# Huge wound on pecan tree



## Linda Pool (Jul 13, 2010)

I just bought an old home that has several very productive pecan trees, the one in front has a huge gaping whole in the trunk. I have noticed ants working around the area and sprayed for them yesterday, however I also found there to be a huge colony of roaches inside the wound, I sprayed and dusted the tree trunk to do away with them but i would now like to repair the wound. Can anyone lead me in the right direction to do so? I believe this wound has been there for quite sometime ( years) because it has begun to heal. This hole is at least a foot across and the tree is at least, in my speculation, 50 years old, from stories about the house built in 1927.
Here is a picture of the wound.


----------



## Urban Forester (Jul 13, 2010)

Wound repair is a tricky business. The reason is that sometimes its better to leave the wound open to allow air to aid in the natural healing of the tree. Also decay can be increased if the area is "closed off". Pictures would help us see what can/might be done to help this tree.


----------



## Linda Pool (Jul 14, 2010)

I added a picture to the original post. My concern is that the decay seems to be on going, can I treat that with anything to stop the decay, even if I do nothing to the wound. This poor tree has been neglected for many years due the house being vacant for most of the last 10-15 yrs. It is just too grand of an old tree to just let it go without doing something to try and help it. There is also two smaller area's near the top where limbs have fallen, nothing to the extent of this hole. The tree produced hundreds of pounds of pecan last year, and appears to be pretty healthy other than this wound.


----------



## treeseer (Jul 14, 2010)

the best way to slow decay is to invigorate tree health--see Mulching and Fert in my sig line.
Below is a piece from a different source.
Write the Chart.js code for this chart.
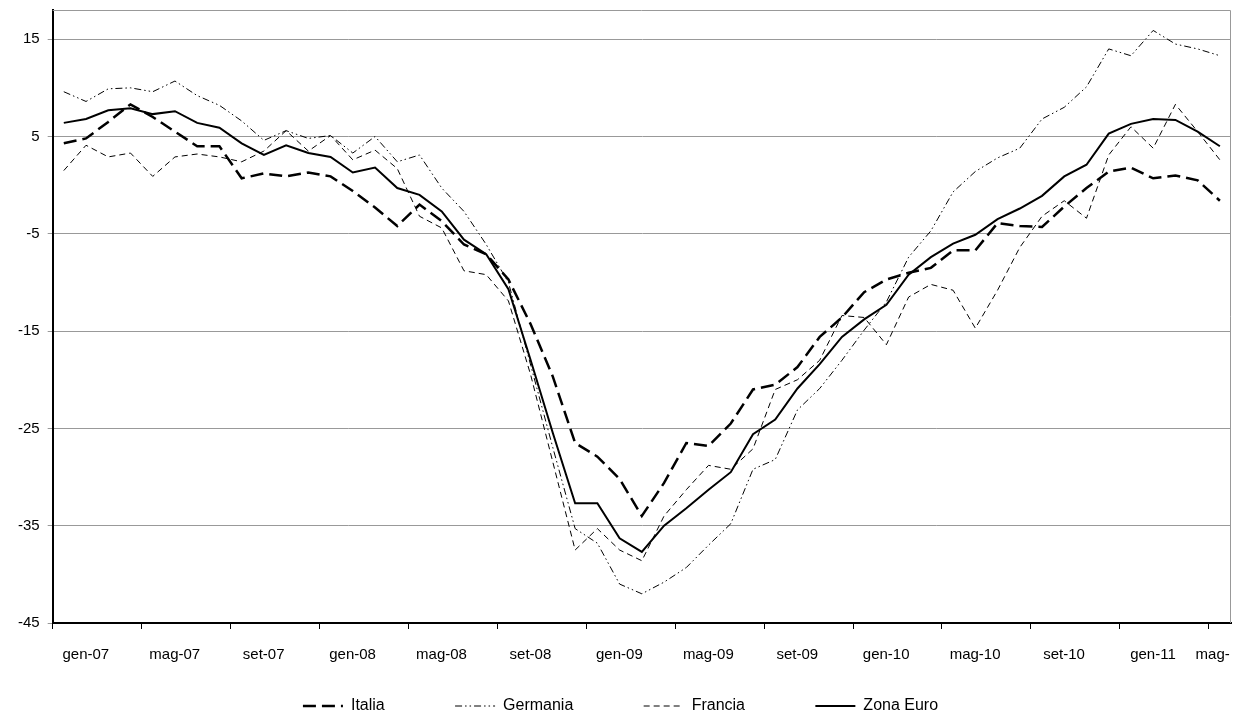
<!DOCTYPE html>
<html><head><meta charset="utf-8">
<script src="https://cdn.jsdelivr.net/npm/chart.js@4"></script>
<style>html,body{margin:0;padding:0;background:#fff}#w{width:1235px;height:728px}</style>
</head><body><div id="w"><canvas id="c"></canvas></div>
<script>
const months = ['gen','feb','mar','apr','mag','giu','lug','ago','set','ott','nov','dic'];
const labels = [];
for (let y = 7; y <= 11; y++) for (let m = 0; m < 12; m++) { if (labels.length < 53) labels.push(months[m] + '-' + String(y).padStart(2,'0')); }
const yTicks = [-45,-35,-25,-15,-5,5,15];
const italia = [4.3,4.8,6.5,8.3,7.0,5.5,4.0,4.0,0.7,1.2,0.9,1.3,0.9,-0.6,-2.3,-4.2,-2.0,-3.7,-6.1,-7.1,-9.7,-14.3,-19.7,-26.5,-27.9,-30.2,-34.0,-30.6,-26.5,-26.8,-24.5,-21.0,-20.5,-18.7,-15.6,-13.6,-11.0,-9.7,-9.0,-8.5,-6.7,-6.7,-3.9,-4.2,-4.3,-2.2,-0.3,1.4,1.8,0.7,1.0,0.5,-1.6];
const germania = [9.6,8.6,9.9,10.0,9.6,10.7,9.2,8.2,6.6,4.6,5.6,4.8,5.1,3.3,5.0,2.4,3.1,-0.3,-2.7,-6.1,-10.0,-18.5,-27.0,-35.3,-36.8,-41.0,-42.0,-40.8,-39.3,-37.0,-34.8,-29.2,-28.2,-23.1,-20.9,-18.0,-14.9,-12.0,-7.4,-4.7,-0.7,1.4,2.8,3.8,6.8,8.0,10.1,14.0,13.3,15.9,14.5,14.0,13.3];
const francia = [1.5,4.1,2.9,3.3,0.9,2.9,3.2,2.9,2.4,3.5,5.6,3.5,5.1,2.6,3.6,1.7,-3.2,-4.4,-8.8,-9.2,-11.9,-19.5,-28.5,-37.5,-35.3,-37.5,-38.6,-34.0,-31.3,-28.8,-29.2,-27.1,-21.0,-20.0,-18.0,-13.4,-13.6,-16.4,-11.5,-10.2,-10.8,-14.7,-10.8,-6.4,-3.2,-1.6,-3.4,3.1,6.0,3.8,8.3,5.5,2.6];
const zona = [6.4,6.8,7.7,7.9,7.3,7.6,6.4,5.9,4.3,3.1,4.1,3.3,2.9,1.3,1.8,-0.3,-1.0,-2.7,-5.6,-7.1,-10.7,-18.0,-25.5,-32.7,-32.7,-36.3,-37.7,-35.0,-33.2,-31.3,-29.5,-25.6,-24.1,-20.9,-18.4,-15.6,-13.8,-12.3,-9.2,-7.4,-6.0,-5.1,-3.5,-2.4,-1.1,0.9,2.1,5.3,6.3,6.8,6.7,5.5,4.0];

const F = 'Liberation Sans, Arial, sans-serif';
const PAD = '\u00a0'.repeat(12);
const mk = (label, data, w, dash) => ({label, data, borderColor:'#000', backgroundColor:'#000', borderWidth:w, borderDash:dash, pointRadius:0, tension:0, fill:false});
new Chart(document.getElementById('c'), {
  type:'line',
  data:{labels, datasets:[
    mk('Italia', italia, 2.5, [13,6]),
    mk('Germania', germania, 1, [7,3,1.5,3,1.5,3]),
    mk('Francia', francia, 1, [6,4]),
    mk('Zona Euro', zona, 2, [])
  ]},
  options:{
    responsive:true, maintainAspectRatio:false, animation:false,
    layout:{padding:{left:10,right:4,top:10,bottom:4}},
    plugins:{
      tooltip:{enabled:false},
      legend:{position:'bottom', labels:{boxWidth:40, boxHeight:2, padding:17, color:'#000', font:{family:F,size:16},
        generateLabels:(ch)=>ch.data.datasets.map((d,i)=>({text:d.label + (i<3?PAD:''), datasetIndex:i, fillStyle:'rgba(0,0,0,0)', strokeStyle:'rgba(0,0,0,0)', lineWidth:0, fontColor:'#000'}))}}
    },
    scales:{
      x:{type:'category', offset:true,
        afterFit:(s)=>{ s.paddingRight = 0; },
        grid:{offset:true, drawOnChartArea:false, tickLength:6, color:(c)=> c.index%4===0 ? '#000':'rgba(0,0,0,0)', lineWidth:1},
        border:{color:'#000', width:2},
        ticks:{autoSkip:false, maxRotation:0, color:'#000', font:{family:F,size:15}, padding:17, labelOffset:22,
          callback:(v,i)=> i%4===0 ? (i===52 ? 'mag-' + '\u00a0'.repeat(14) : labels[i]) : ''}
      },
      y:{min:-45, max:18,
        afterFit:(s)=>{ s.paddingTop = 0; },
        afterBuildTicks:(s)=>{ s.ticks = yTicks.map(v=>({value:v})); },
        grid:{color:'#999', lineWidth:1, tickLength:5, drawTicks:true},
        border:{color:'#000', width:2},
        ticks:{color:'#000', font:{family:F,size:15}, padding:8}
      }
    }
  },
  plugins:[{id:'frame', afterDraw(ch){const a=ch.chartArea,x=ch.ctx;x.save();x.strokeStyle='#999';x.lineWidth=1;x.beginPath();x.moveTo(a.left,a.top+0.5);x.lineTo(a.right-0.5,a.top+0.5);x.lineTo(a.right-0.5,a.bottom);x.stroke();
    const hb=ch.legend.legendHitBoxes||[];x.strokeStyle='#000';
    hb.forEach((b,i)=>{const d=ch.data.datasets[i];x.lineWidth=d.borderWidth;x.setLineDash(d.borderDash);const yy=b.top+b.height/2;x.beginPath();x.moveTo(b.left,yy);x.lineTo(b.left+40,yy);x.stroke();});
    x.restore();}}]
});
</script></body></html>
what is that flat black stuff at the base?

if you want more help please post a pic of the entire tree, and one of the base--after moving that black stuff.

the wound appears to be closing well--I'd clean out that rot so the bottom closes better. no more poisons applied, please--better to remove the habitat than go chemical on the nuisances like ants and roaches.


----------



## Linda Pool (Jul 14, 2010)

Here are more shots of the tree. 






How do I go about removing the rot from the wound? Can I just vacuum the rot out and then spray with water to remove more of it? I have not had large trees like this before, the ones in back are very healthy, and three times as large as this one, however this one is a split trunk and one of the sides are just fine so far. I do not see the black stuff you are referring to, so I took another shot of that also. Maybe it was a shadow?


----------



## treeseer (Jul 15, 2010)

lower left base looks like a black stemgirdling root

you need an arborist onsite to resolve decay, sidewalk and pruning issues.


----------



## tomtrees58 (Jul 15, 2010)

fill it with foam


----------



## Linda Pool (Jul 15, 2010)

The stem on the left bottom was a small pecan tree that had came up beside the old tree and we cut it because we figured it was just a sucker. 
I have not been able to find an arborist here, so I guess I can contact the county extension agent for his advice. This is a really small town..
Thanks for the advice.


----------